**TO BE DONE**
Single out the lines of the material that contain "matplotlib" and copy them.

**GIVEN MATERIAL**
>>>>>
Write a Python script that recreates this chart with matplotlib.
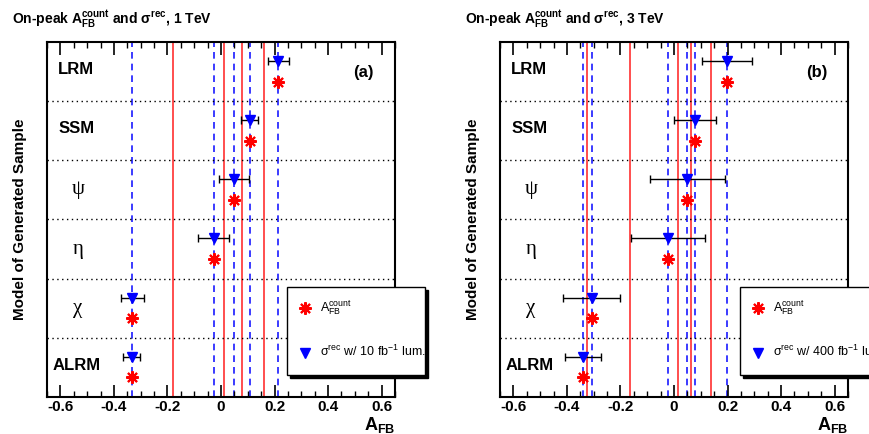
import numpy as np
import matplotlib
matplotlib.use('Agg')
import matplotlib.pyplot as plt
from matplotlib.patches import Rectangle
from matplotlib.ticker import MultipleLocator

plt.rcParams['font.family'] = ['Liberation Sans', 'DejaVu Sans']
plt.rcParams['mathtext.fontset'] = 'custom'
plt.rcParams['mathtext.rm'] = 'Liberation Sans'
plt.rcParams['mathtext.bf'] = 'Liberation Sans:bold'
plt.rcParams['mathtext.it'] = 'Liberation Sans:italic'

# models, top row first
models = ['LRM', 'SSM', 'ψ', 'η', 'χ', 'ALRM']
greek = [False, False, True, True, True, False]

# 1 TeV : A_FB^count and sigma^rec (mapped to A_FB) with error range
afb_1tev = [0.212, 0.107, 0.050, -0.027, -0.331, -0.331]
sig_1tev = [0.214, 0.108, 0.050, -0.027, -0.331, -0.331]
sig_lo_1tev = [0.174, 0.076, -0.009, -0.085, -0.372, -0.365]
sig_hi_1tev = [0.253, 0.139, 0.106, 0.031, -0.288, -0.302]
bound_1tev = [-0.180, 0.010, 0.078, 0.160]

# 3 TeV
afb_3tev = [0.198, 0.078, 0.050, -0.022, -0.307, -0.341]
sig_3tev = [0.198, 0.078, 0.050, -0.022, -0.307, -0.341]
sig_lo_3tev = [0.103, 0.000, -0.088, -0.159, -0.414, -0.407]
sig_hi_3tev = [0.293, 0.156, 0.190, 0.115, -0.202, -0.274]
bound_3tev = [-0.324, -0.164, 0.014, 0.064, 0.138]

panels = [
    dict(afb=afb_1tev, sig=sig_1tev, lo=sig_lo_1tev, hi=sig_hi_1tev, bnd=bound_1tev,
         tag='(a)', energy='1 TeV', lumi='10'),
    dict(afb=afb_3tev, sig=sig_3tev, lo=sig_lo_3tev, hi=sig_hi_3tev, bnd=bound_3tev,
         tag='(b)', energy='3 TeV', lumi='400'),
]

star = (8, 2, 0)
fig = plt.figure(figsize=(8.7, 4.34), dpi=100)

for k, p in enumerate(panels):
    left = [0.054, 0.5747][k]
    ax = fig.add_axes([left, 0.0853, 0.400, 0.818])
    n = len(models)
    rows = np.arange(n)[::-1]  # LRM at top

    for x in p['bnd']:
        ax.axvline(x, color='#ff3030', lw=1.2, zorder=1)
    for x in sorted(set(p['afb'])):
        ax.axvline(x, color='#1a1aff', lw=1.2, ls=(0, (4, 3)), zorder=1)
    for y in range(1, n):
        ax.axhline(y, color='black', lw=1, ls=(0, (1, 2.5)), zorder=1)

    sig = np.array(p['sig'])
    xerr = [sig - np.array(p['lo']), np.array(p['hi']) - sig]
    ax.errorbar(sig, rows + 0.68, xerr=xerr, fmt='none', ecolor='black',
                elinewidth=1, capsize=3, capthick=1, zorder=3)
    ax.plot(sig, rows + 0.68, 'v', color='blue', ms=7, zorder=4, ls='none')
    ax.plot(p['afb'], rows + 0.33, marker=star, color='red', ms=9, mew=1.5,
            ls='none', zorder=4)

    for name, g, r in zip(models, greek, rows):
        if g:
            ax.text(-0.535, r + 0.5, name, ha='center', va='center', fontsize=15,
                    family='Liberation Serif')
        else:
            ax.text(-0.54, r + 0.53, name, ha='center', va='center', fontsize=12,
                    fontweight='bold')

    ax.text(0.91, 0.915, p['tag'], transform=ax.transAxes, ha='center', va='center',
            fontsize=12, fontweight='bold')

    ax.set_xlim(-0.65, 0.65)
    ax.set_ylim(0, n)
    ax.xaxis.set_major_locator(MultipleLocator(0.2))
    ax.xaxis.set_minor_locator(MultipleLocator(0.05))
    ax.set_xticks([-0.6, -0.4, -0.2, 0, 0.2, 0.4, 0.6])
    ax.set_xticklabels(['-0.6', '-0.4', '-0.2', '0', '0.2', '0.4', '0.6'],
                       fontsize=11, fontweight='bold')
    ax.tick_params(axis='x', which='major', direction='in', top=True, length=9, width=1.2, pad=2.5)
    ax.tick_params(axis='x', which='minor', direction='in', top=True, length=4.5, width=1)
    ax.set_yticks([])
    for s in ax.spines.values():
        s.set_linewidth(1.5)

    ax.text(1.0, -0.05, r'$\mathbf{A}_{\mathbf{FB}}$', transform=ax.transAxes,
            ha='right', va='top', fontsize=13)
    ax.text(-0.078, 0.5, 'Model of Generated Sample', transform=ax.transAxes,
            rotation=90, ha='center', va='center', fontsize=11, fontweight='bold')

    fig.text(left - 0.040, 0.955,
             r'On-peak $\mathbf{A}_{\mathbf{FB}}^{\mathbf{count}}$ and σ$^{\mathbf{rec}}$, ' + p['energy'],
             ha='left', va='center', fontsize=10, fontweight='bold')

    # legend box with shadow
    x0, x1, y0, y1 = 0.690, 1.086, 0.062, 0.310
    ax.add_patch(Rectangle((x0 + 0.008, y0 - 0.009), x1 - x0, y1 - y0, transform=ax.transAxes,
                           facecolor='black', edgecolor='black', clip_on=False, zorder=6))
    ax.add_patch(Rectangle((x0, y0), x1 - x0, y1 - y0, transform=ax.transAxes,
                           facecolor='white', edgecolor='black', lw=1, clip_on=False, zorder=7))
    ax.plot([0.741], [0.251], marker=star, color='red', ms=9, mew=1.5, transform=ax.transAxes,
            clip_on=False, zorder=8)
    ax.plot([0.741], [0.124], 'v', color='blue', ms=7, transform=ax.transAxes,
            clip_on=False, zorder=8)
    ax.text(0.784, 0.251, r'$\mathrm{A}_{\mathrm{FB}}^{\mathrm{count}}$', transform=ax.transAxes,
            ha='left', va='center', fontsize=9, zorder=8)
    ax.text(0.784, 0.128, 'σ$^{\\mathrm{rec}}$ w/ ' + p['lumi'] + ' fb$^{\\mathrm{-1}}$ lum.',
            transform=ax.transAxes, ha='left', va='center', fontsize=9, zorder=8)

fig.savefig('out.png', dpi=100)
<<<<<
**EXPECTED OUTPUT**
Write a Python script that recreates this chart with matplotlib.
import matplotlib
matplotlib.use('Agg')
import matplotlib.pyplot as plt
from matplotlib.patches import Rectangle
from matplotlib.ticker import MultipleLocator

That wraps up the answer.